A friend asked me how I could watch movies on my 15" laptop screen. Why don't I connect it to my [old, CRT] 27" TV? My answer: Because the movie on the 15" laptop is much larger than on the 27" TV!
"Surely you jest. It can't be," explodes the interlocutor.
Yes, it is. The laptop sits about 50cm from me, the TV about 3.5m. So the laptop covers approximately the same fraction of my visual field as a TV seven times as large, or about 105". Since I watch both from the same slouchy bad posture on my overstuffed couch, the laptop is better. (Yes, it is linear to a first approximation; it's a simple homothetic projection with my eyes as the center.)
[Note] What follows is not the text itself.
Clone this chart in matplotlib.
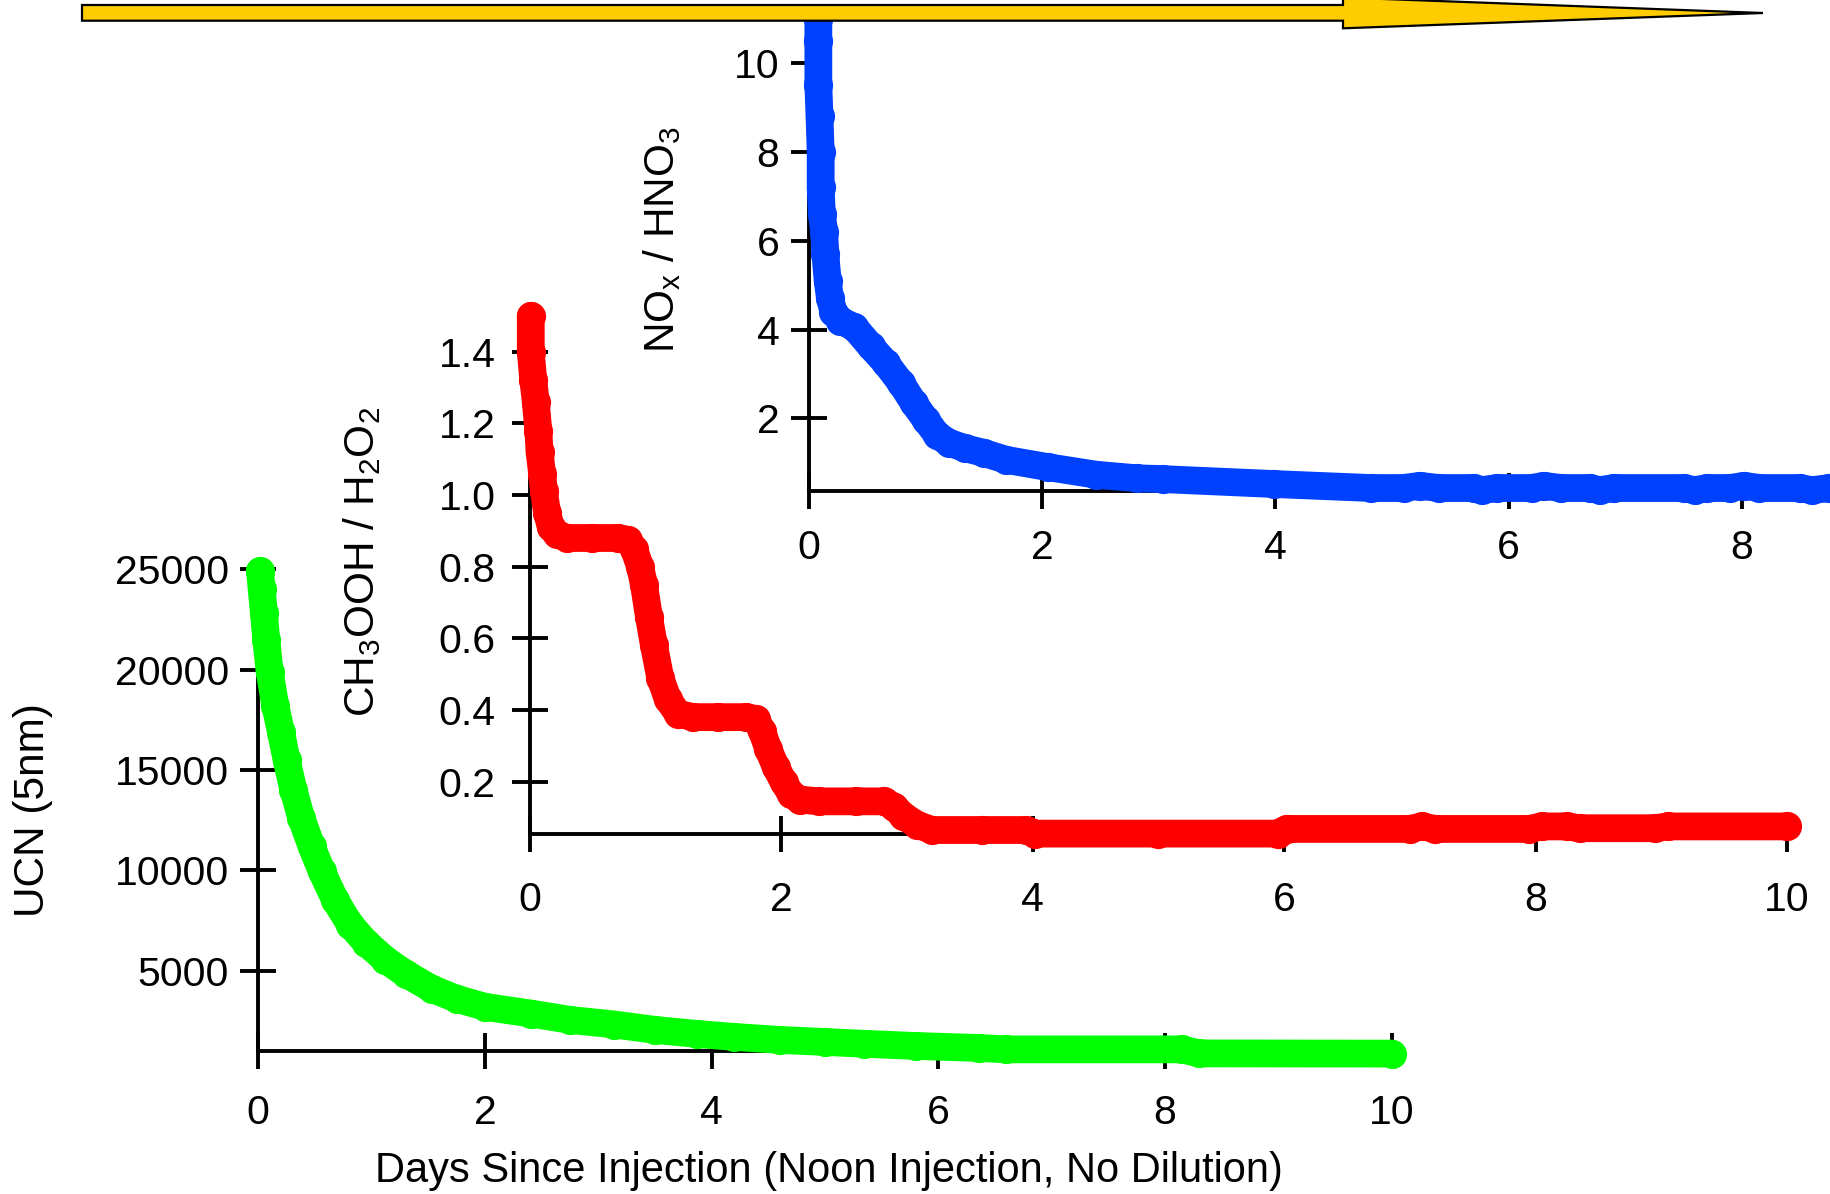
import matplotlib
matplotlib.use("Agg")
import matplotlib.pyplot as plt
from matplotlib.patches import Polygon

plt.rcParams['font.family'] = ['Liberation Sans', 'DejaVu Sans']
plt.rcParams['mathtext.default'] = 'regular'

# ---- UCN (5nm) particle counts ----
days_ucn = [0.015, 0.03, 0.05, 0.07, 0.10, 0.15, 0.20, 0.25, 0.31, 0.38,
            0.47, 0.56, 0.68, 0.81, 0.95, 1.12, 1.30, 1.53, 1.75, 2.0,
            2.41, 2.75, 3.14, 3.5, 3.87, 4.2, 4.6, 5.0, 5.34, 5.8,
            6.36, 6.6, 8.15, 8.3, 10.0]
ucn = [24900, 24000, 22800, 21500, 19900, 18200, 16900, 15500, 14000, 12600,
       11200, 9950, 8500, 7300, 6400, 5550, 4850, 4100, 3600, 3200,
       2860, 2550, 2320, 2050, 1850, 1700, 1550, 1450, 1360, 1250,
       1150, 1080, 1080, 880, 870]

# ---- CH3OOH / H2O2 ratio ----
days_ch3ooh = [0.01, 0.01, 0.03, 0.05, 0.07, 0.08, 0.10, 0.115, 0.14, 0.17,
               0.22, 0.3, 0.5, 0.7, 0.78, 0.83, 0.88, 0.91, 0.95, 0.99,
               1.04, 1.10, 1.18, 1.3, 1.5, 1.72, 1.80, 1.85, 1.90, 1.96,
               2.02, 2.08, 2.15, 2.3, 2.6, 2.82, 2.9, 2.97, 3.08, 3.2,
               3.6, 3.95, 4.02, 5.0, 5.95, 6.02, 7.0, 7.1, 7.2, 7.95,
               8.05, 8.25, 8.35, 8.95, 9.05, 10.0]
ch3ooh_h2o2 = [1.50, 1.40, 1.32, 1.26, 1.18, 1.12, 1.06, 1.01, 0.95, 0.91,
               0.89, 0.88, 0.88, 0.88, 0.875, 0.85, 0.80, 0.75, 0.66, 0.58,
               0.49, 0.43, 0.39, 0.38, 0.38, 0.38, 0.375, 0.34, 0.29, 0.24,
               0.20, 0.165, 0.15, 0.145, 0.145, 0.145, 0.13, 0.105, 0.08, 0.065,
               0.065, 0.065, 0.055, 0.055, 0.055, 0.068, 0.068, 0.075, 0.068, 0.068,
               0.075, 0.075, 0.07, 0.07, 0.075, 0.075]

# ---- NOx / HNO3 ratio ----
days_nox = [0.08, 0.08, 0.08, 0.09, 0.10, 0.10, 0.11, 0.13, 0.14, 0.16,
            0.18, 0.21, 0.27, 0.39, 0.53, 0.66, 0.79, 0.90, 1.00, 1.10,
            1.2, 1.335, 1.5, 1.69, 2.05, 2.46, 2.81, 3.04, 3.99, 4.82,
            5.1, 5.24, 5.4, 5.7, 5.77, 5.9, 6.2, 6.3, 6.45, 6.7,
            6.78, 6.9, 7.5, 7.6, 7.7, 7.9, 8.02, 8.15, 8.5, 8.6,
            8.75, 10.0]
nox_hno3 = [11.0, 10.5, 9.5, 8.8, 8.0, 7.2, 6.6, 6.2, 5.7, 5.1,
            4.7, 4.4, 4.2, 4.05, 3.62, 3.24, 2.79, 2.34, 1.97, 1.62,
            1.45, 1.33, 1.22, 1.065, 0.90, 0.73, 0.65, 0.63, 0.52, 0.43,
            0.43, 0.48, 0.43, 0.43, 0.38, 0.43, 0.43, 0.48, 0.43, 0.43,
            0.38, 0.43, 0.43, 0.38, 0.43, 0.43, 0.48, 0.43, 0.43, 0.38,
            0.43, 0.43]

# ---- tick values ----
day_ticks = [0, 2, 4, 6, 8, 10]
nox_day_ticks = [0, 2, 4, 6, 8]
ucn_ticks = [5000, 10000, 15000, 20000, 25000]
ch3ooh_ticks = [0.2, 0.4, 0.6, 0.8, 1.0, 1.2, 1.4]
nox_ticks = [2, 4, 6, 8, 10]

W, H = 1831, 1194
fig = plt.figure(figsize=(W / 100, H / 100), dpi=100)

TICK_FS = 29.5
LABEL_FS = 30.5
XLABEL_FS = 30
BAND = 20


def style_axes(ax, xpad, ypad):
    ax.set_facecolor('none')
    for side in ('top', 'right'):
        ax.spines[side].set_visible(False)
    for side in ('left', 'bottom'):
        ax.spines[side].set_linewidth(2.8)
    ax.tick_params(axis='both', direction='inout', length=26.5, width=2.8,
                   labelsize=TICK_FS, colors='black')
    ax.tick_params(axis='x', pad=xpad)
    ax.tick_params(axis='y', pad=ypad)


def draw_series(ax, x, y, color):
    ax.plot(x, y, '-', color=color, lw=BAND, solid_capstyle='round',
            solid_joinstyle='round', marker='o', ms=BAND, mec=color, mfc=color,
            clip_on=False, zorder=3)


# UCN panel (front, lower left)
ax_ucn = fig.add_axes([0.14107, 0.11977, 0.61900, 0.40343])
style_axes(ax_ucn, xpad=18, ypad=8)
draw_series(ax_ucn, days_ucn, ucn, '#00FF00')
ax_ucn.set_xlim(0, 10)
ax_ucn.set_ylim(1000, 25000)
ax_ucn.set_xticks(day_ticks)
ax_ucn.set_yticks(ucn_ticks)
ax_ucn.set_yticklabels([str(v) for v in ucn_ticks])

# CH3OOH / H2O2 panel (middle)
ax_ch = fig.add_axes([0.28919, 0.30184, 0.68678, 0.43362])
style_axes(ax_ch, xpad=21, ypad=11)
draw_series(ax_ch, days_ch3ooh, ch3ooh_h2o2, '#FF0000')
ax_ch.set_xlim(0, 10)
ax_ch.set_ylim(0.055, 1.5)
ax_ch.set_xticks(day_ticks)
ax_ch.set_yticks(ch3ooh_ticks)
ax_ch.set_yticklabels([f"{v:.1f}" for v in ch3ooh_ticks])

# NOx / HNO3 panel (back, upper right; runs past the right edge)
ax_no = fig.add_axes([0.44184, 0.58903, 0.63681, 0.39531])
style_axes(ax_no, xpad=14, ypad=8)
draw_series(ax_no, days_nox, nox_hno3, '#0040FF')
ax_no.set_xlim(0, 10)
ax_no.set_ylim(0.37, 11.0)
ax_no.set_xticks(nox_day_ticks)
ax_no.set_yticks(nox_ticks)

# axis titles
fig.text(33 / W, 1 - 810 / H, 'UCN (5nm)', rotation=90, ha='center',
         va='center', fontsize=LABEL_FS)
fig.text(362 / W, 1 - 562 / H, r'CH$_3$OOH / H$_2$O$_2$', rotation=90,
         ha='center', va='center', fontsize=LABEL_FS)
fig.text(662 / W, 1 - 239 / H, r'NO$_x$ / HNO$_3$', rotation=90,
         ha='center', va='center', fontsize=LABEL_FS)
fig.text(829 / W, 1 - 1171 / H,
         'Days Since Injection (Noon Injection, No Dilution)',
         ha='center', va='center', fontsize=XLABEL_FS)

# time arrow across the top
arrow_px = [(82, 5), (1343, 5), (1343, -2.5), (1763, 13), (1343, 28.3),
            (1343, 20.7), (82, 20.7)]
arrow = Polygon([(x / W, 1 - y / H) for x, y in arrow_px], closed=True,
                transform=fig.transFigure, facecolor='#FFCC00',
                edgecolor='black', linewidth=1.6, zorder=10)
fig.add_artist(arrow)

fig.savefig('out.png', dpi=100)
Talking about numbers without understanding their meaning is one of the afflictions of the modern-day citizen/consumer/audience/manager. Unthinking reactions to magnitudes (27 vs 15) without context (that the TV is much farther from my eyes than the computer screen) are common and the source of much dismay [when they affect me] or amusement [when they don't].
It's like a new form of numerology, where people use numbers as magic wands -- understanding of the underlying reality considered unnecessary. I have used the BMI as my bête noire and preferred example to motivate students about the follies of neonumerology, but I think that from now on I'll use this even simpler example first.
Numbers mean things. The things are what matters.